The testing cadence depends on conversion volume and budget availability. High-velocity accounts with 500+ weekly conversions can complete test cycles in 7-10 days, enabling monthly optimization iterations. Lower-volume accounts require 21-28 day test windows, limiting optimization velocity but maintaining statistical rigor. The critical error: rushing test cycles to maintain perceived momentum, then making optimization decisions based on insufficient data that leads to performance degradation rather than improvement.
Strategic Bottom Line: Creative Testing Tool operates as part of continuous optimization infrastructure, with winning variants graduating to scaling campaigns while new test cycles systematically refine additional creative elements, compounding incremental performance improvements over multi-month periods through disciplined statistical validation.

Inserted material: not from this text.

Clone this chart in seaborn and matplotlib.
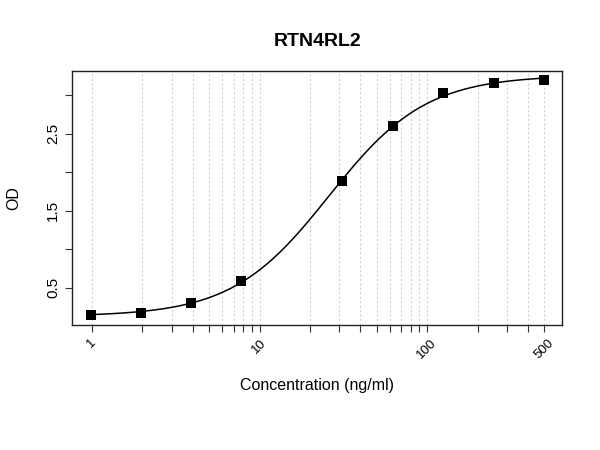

Meta’s Andromeda update fundamentally altered the testing infrastructure that professional advertisers relied on for granular creative optimization. The platform’s consolidation of visually similar ads — designed to combat fatigue through enforced diversity — eliminated the ability to test micro-variations that drive 10-20% performance differences in mature campaigns. The Creative Testing Tool restores this capability through audience segmentation that bypasses Andromeda’s duplicate detection, enabling systematic validation of hooks, text overlays, color treatments, and promotional elements that determine whether campaigns plateau or continuously improve. For agencies managing eight-figure monthly budgets, this tool represents the difference between guessing at creative optimization and operating with statistical confidence that every change compounds previous performance gains.